The town of Eli in the West Bank is surrounded by vineyards and Jewish holy sites mentioned in the Bible.

Its residents have built a community center, a synagogue, and homes on its hillsides with what they say is the permission of the Israeli government. Since 2010, 12 of those homes face demolition, having been declared illegal by the Israeli Supreme Court.

The case was brought by the organization Peace Now, which claimed the land in the Hayovel neighborhood had been owned by Palestinians and should be returned.

However, residents contend the land was largely abandoned and barren when the Jewish settlers moved in and built a thriving community of homes, schools, agriculture, and business.

On Feb. 21, three representatives of Eli came to Highland Park to address members of Congregation Ahavas Achim, which has established a “sister” relationship with the community and its shul, Neve Shoham, one of six such partnerships Eli has formed with American congregations.

The three were Mayor Kobi Eliraz and Eliana Passentin, whose homes are among the 12 slated for razing, and development director Yehudah Lanzkron, who lost his 13-year-old younger brother in a terrorist bombing in 2001.

Ahavas Achim’s Rabbi Steven Miodownik said the relationship between Eli and the Orthodox synagogue is only several months old and it was still unclear what it will entail.

During a Jan. 18-30 Ahavas Achim mission to Israel, 16 of the 40 group members visited the community, which was founded in 1984 and is home to some 800 families ranging from haredi to secular, who live in nine diverse neighborhoods

Mission members had lunch in Passentin’s home overlooking Shiloh, the biblical site where the holy ark of the tabernacle is said to have stood for 369 years before being moved to Jerusalem.
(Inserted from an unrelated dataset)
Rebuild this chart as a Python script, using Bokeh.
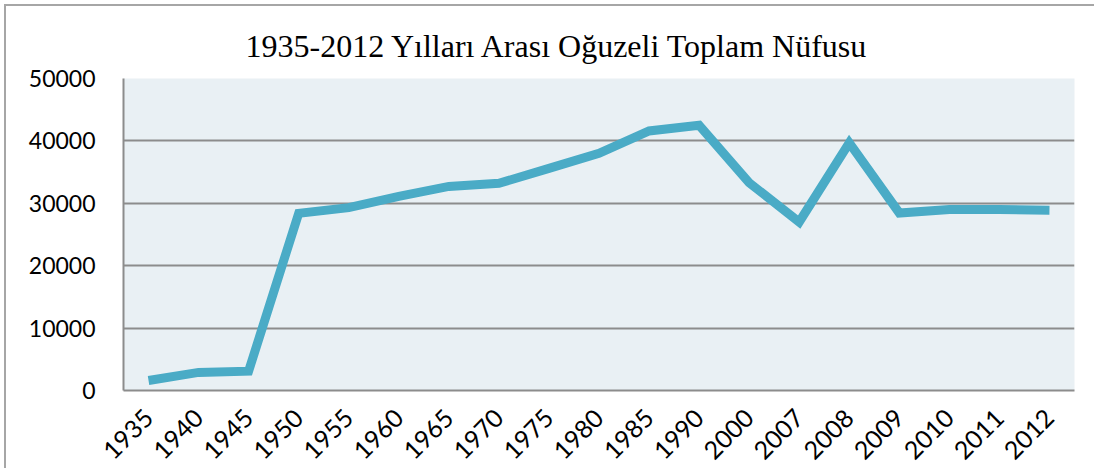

When she looks out her living room window, Passentin told the gathering, she can glimpse land where the Maccabees were said to have fought.
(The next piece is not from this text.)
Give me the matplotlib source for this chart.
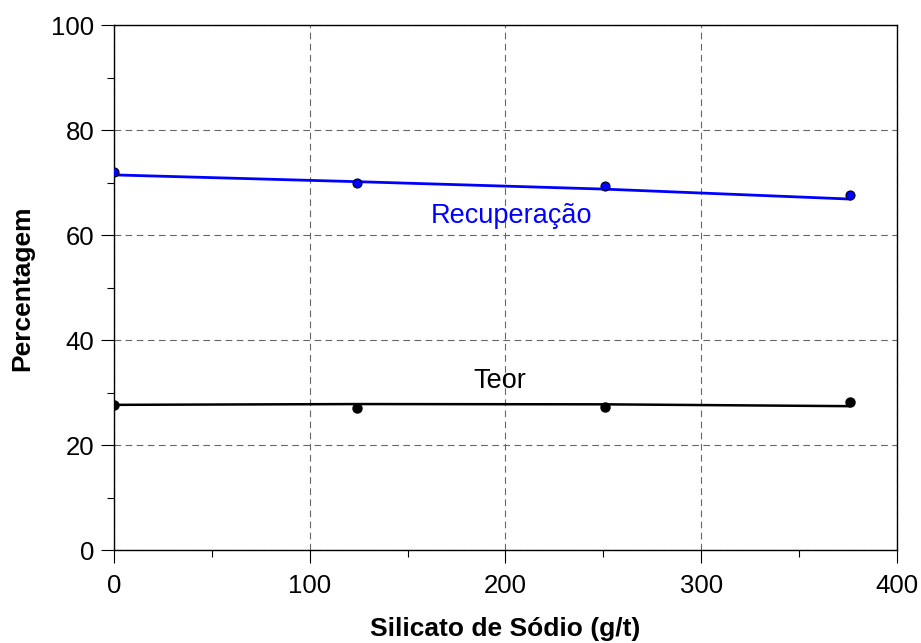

But “my house has a big demolition sign on it,” said Passentin, a native of Palo Alto, Calif., who serves as deputy director of Eli’s Talmud Torah Hadar Yosef school.
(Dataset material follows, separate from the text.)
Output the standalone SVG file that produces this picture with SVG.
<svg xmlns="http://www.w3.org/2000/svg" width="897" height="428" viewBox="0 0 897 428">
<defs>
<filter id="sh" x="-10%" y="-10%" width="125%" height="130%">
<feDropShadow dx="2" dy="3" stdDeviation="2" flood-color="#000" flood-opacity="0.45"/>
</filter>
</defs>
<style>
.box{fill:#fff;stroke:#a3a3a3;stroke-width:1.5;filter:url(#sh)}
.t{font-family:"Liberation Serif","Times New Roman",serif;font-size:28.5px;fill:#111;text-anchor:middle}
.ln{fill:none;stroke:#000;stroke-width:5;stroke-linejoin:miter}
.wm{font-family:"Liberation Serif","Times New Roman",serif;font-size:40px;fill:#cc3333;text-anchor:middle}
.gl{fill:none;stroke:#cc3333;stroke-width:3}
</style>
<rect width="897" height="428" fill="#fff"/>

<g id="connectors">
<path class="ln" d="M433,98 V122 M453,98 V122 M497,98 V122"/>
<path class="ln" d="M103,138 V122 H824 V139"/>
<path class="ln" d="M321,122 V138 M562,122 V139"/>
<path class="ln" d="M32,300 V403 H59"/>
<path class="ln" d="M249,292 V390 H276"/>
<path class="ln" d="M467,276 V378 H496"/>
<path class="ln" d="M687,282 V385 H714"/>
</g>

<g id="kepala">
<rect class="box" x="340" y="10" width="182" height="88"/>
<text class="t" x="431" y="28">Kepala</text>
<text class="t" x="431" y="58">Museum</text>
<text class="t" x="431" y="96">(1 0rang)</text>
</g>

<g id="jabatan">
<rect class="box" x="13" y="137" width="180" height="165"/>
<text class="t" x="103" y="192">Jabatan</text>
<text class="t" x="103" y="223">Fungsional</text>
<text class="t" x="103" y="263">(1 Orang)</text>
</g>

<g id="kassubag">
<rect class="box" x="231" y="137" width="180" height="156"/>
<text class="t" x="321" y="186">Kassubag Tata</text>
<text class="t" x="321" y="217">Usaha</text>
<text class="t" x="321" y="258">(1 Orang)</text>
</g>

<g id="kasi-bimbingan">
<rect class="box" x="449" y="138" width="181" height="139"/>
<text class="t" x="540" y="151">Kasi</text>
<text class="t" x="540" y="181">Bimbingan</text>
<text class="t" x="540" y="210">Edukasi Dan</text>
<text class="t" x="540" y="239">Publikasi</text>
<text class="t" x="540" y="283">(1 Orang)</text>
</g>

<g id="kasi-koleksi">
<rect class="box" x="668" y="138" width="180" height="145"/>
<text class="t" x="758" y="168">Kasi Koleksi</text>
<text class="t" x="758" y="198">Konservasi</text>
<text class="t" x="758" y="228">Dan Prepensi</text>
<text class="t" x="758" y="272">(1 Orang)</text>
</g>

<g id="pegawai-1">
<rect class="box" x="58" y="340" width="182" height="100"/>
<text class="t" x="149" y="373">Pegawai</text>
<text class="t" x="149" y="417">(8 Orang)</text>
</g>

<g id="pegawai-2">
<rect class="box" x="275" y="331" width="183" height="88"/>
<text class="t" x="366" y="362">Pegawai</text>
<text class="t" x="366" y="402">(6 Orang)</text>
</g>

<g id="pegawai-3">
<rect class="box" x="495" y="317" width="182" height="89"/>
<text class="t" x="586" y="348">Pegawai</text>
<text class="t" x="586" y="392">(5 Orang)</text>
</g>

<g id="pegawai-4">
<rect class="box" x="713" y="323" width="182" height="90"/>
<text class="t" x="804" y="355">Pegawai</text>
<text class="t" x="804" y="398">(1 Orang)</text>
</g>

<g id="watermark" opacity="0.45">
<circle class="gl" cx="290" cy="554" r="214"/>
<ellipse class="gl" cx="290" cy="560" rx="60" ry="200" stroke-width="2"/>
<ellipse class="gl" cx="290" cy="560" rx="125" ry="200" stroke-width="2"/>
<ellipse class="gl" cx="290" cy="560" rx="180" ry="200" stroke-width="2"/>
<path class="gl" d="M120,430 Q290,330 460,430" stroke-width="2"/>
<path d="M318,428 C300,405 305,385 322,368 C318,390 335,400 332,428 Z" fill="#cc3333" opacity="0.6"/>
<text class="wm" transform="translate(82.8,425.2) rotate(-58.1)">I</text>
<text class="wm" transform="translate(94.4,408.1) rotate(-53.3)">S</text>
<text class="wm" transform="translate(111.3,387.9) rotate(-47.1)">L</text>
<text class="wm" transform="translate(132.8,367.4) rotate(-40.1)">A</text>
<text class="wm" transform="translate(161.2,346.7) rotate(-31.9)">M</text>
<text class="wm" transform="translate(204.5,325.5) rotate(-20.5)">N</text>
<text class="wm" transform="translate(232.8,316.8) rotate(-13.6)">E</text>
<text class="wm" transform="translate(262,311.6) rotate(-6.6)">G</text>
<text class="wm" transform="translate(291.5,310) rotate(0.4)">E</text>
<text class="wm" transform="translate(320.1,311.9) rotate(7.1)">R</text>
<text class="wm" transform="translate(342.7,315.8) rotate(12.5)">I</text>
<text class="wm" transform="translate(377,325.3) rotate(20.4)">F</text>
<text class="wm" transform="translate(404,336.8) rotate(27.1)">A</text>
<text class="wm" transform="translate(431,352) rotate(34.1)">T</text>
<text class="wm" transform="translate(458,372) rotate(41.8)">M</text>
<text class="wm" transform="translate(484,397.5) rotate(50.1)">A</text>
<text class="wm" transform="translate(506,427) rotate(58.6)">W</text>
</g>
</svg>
She told NJ Jewish News that the legal problems of the town center around the failure of Deputy Prime Minister Ehud Barak to formally sign off on the zoning plans for the area, although the construction was legally authorized by the Israeli government.

“We are trying to get Ehud Barak to finalize the zoning,” she said. “Technically that’s supposed to happen.”

‘Connections to our past’

Eliraz said residents of Eli had a “moral right” to live there and criticized “this dedication of Bibi Netanyahu to the two-state solution” as well as many Jews’ belief in compromise as a move “to appease the Arabs that is detrimental to our existence.”

“Anyone who thinks returning to the Green Line will make peace is making a big mistake,” warned Eliraz, referring to the pre-1967 borders separating Israel from the territories. “We have always wanted to make peace, but the other side is not interested. If we don’t resist the leftist organizations and pressure from all over the world, it will lead us to the blue line — to the waters of the Mediterranean.”

In her backyard, Passentin said, hundreds of pottery shards that have been identified as being many centuries old have been dug up. “Our joke is that our backyard is where they broke and disposed of their dishes 3,500 years ago,” Passentin said. “But the idea that Jews were eating in our backyard 3,500 years ago really connects us to our past.”

Despite losing four residents of her neighborhood to terror, Passentin said, people like her still long for normalcy.

“We have chosen to build and live normal lives,” she said. “We are building a shopping center. What could be more normal than shopping? We built a community center where we have Zumba classes for women. We have a cultural center, a community pool.”

Penny Kaplan of Edison, who visited Eli on the mission, was one of those who dined at Passentin’s home.

“The people there are doing our work for us,” she said. “They are raising families and children. We saw hundreds of children running all over. When we were at Eliana’s we saw all those historical sites. They’re remarkable people who deserve our support.”